¡Esta crisis nos pasa factura! Pero tiene arreglo, ¡todo pasa! Y os ha servido a toda vuestra generación para valorar lo que tenéis…- dijo el siempre alegre Miguel.
¡Y a depender de ello! -espetó de seguida su esposa.
Un comentario que el otro día en una visita a estos amigos y ante una respuesta sobre la situación más o menos ya habitual por cierta, me puso en guardia y me pareció de un calado extraordinario, y no quería dejar de dedicarle unas líneas por cuanto la sabiduría es necesariamente remarcable allá donde la encuentres, todo y que sea en una mera conversación de saludo múltiple en el que salta una chispa: hay que estar atento siempre.
Si es importante valorar lo que se tiene, ¿cuánto no más será depender de ello? Me parece sensacional el matiz que aporta dentro de un contexto ya no sólo material, por supuesto, pero que también. Hagamos un ejercicio de imaginación y supongamos que sólo tuviéramos los objetos de los que realmente dependiéramos, como por ejemplo una casa, pero sólo una, la que nos diera cobijo y alojamiento; ¿cómo nos quedaríamos si la perdiéramos? En el caso de las personas, también por ejemplo, ¿qué pasaría si perdiéramos a una madre cuando aún tuviésemos menos de doce años?
Creo que una sensación de desubicación y un sentimiento de desconsuelo se apropiaría de nosotros con la fuerza de la desesperación, como un desgarro sin piedad, como un final…

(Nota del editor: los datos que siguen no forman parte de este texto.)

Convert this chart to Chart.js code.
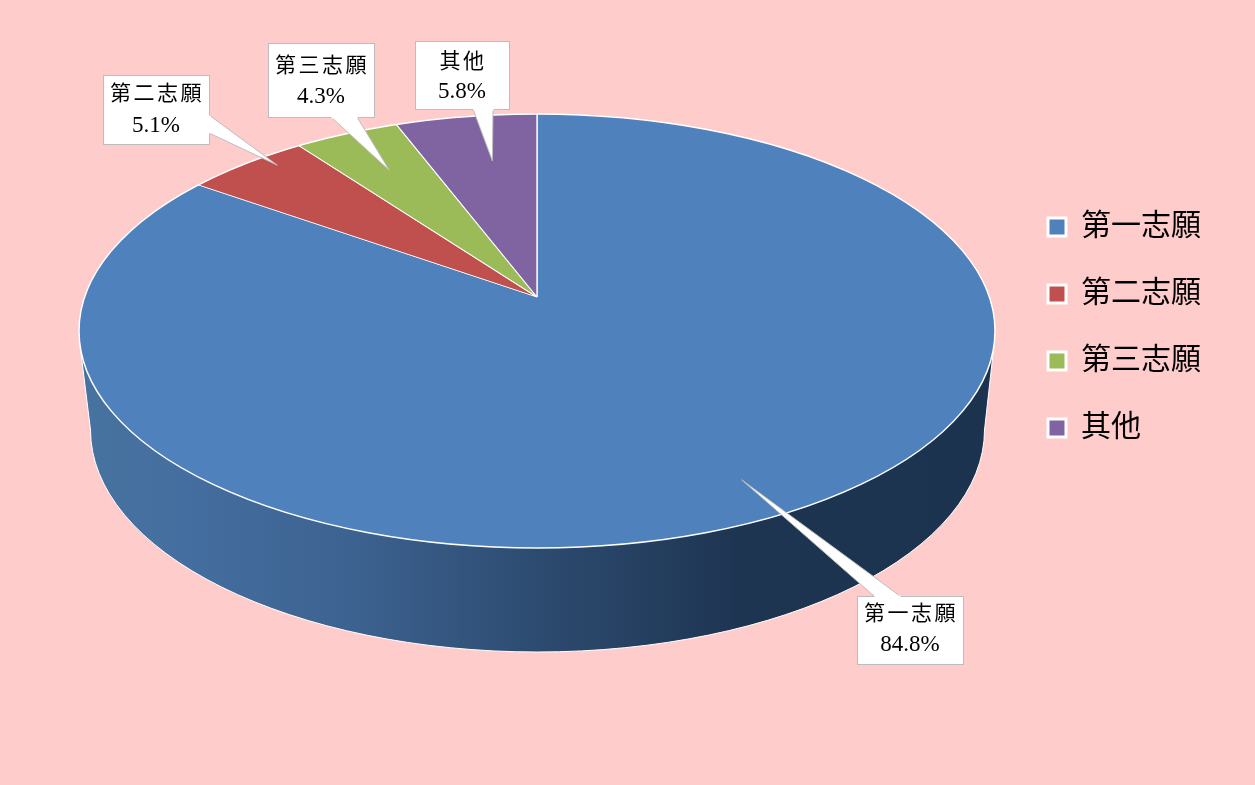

Pues ese ejercicio fundamental de detectar las cosas, las situaciones o los seres de los que se depende, probablemente sea el mejor termómetro de valoración que se nos pueda presentar. Y devuelve al concepto de valor el de necesidad, una dosis de serena justicia ante la fiereza consumista en que se ha movido nuestro entorno en las últimas décadas, tanto que ha llevado tras de sí a las relaciones personales también, incluso.
Sería más importante que valorar lo que se tiene el tener lo que se valora, aquello de lo que se depende; al menos y en un principio se consideraría un criterio ineludible para la selección de metas, cuanto poco encendiendo las luces de la buena praxis y, sin duda, de la buena educación, con lo que al final tendríamos un suerte de personas más arraigadas a lo importante y con un nivel de artificio mucho más relativo y que, como consecuencia directa, valorarían mucho más todo lo que tuviesen la suerte de poder disfrutar.
Una joya espontánea de sabiduría que me acompañará siempre cuando vuelva a oír esa manida reflexión, tan acertada sin embargo, que hasta el otro día no entró en su verdadera dimensión. Gracias, Cecilia.